The collective’s biggest impact has been spotlighting people of colour, particularly Black musicians, in the alternative space, which was the goal from the outset. “The intentions were very clear from the beginning to offer platform, empowerment and representation to POC and specifically, Black culture in rock music,” Butler said.

This is evident with the rise of Nova Twins, a band that has not only gained a huge following over the past year, but also has been elevating rock artists of colour through projects like their compilation, ‘Voices for the Unheard,’ featuring alternative bands with POC members. Butler saw Nova Twins at Afropunk festival in Brooklyn some years back and wanted them to join the collective — before he even knew what it would look like.
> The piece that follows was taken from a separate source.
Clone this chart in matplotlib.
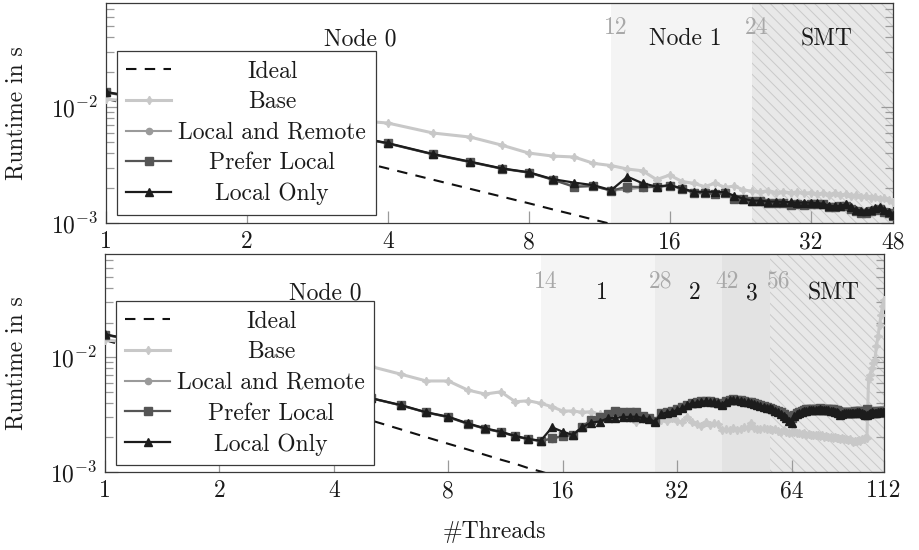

Nova Twins released their debut album, ‘Who Are The Girls?’, through 333 Wreckords and FEVER 333 also recently remixed their song ‘Undertaker.’

“It was nice for us to find a home, a community to feel like we do belong and we’re not going crazy and these microaggressions are not in our minds, that they do exist in the industry in a systemic kind of way,” Nova Twins’ Amy Love said. “Now I think as we have banded together as a crew of alt bands we’re starting to kind of push these barriers and push the ceiling, basically kick it down. And you’re starting to see more diverse faces in the pop/punk/rock/alt scene.”

The collective stands for values that have been a part of the punk and alternative ethos for decades, like elevating marginalised voices, building community, challenging the status quo and working against systemic, often capitalistic, exploitation — although those values haven’t always made their way through to more mainstream spaces. “For some reason in alternative music and thought, when it becomes mainstream, it’s almost like it’s been bootlegged, and put on television and we forget what it was like behind the scenes,” Butler said. “I don’t want alternative thinking and values to be esoteric. I want everybody to know that you can live in a way that is not designed by a very white dominant, overly capitalistic, heartless system.”

333 Wreckords has become a community of like-minded artists pushing for change in music. It’s uplifting marginalised voices in rock music and providing a space for those being alternative in alternative music — and trying to give artists more control and guidance in navigating the difficult industry.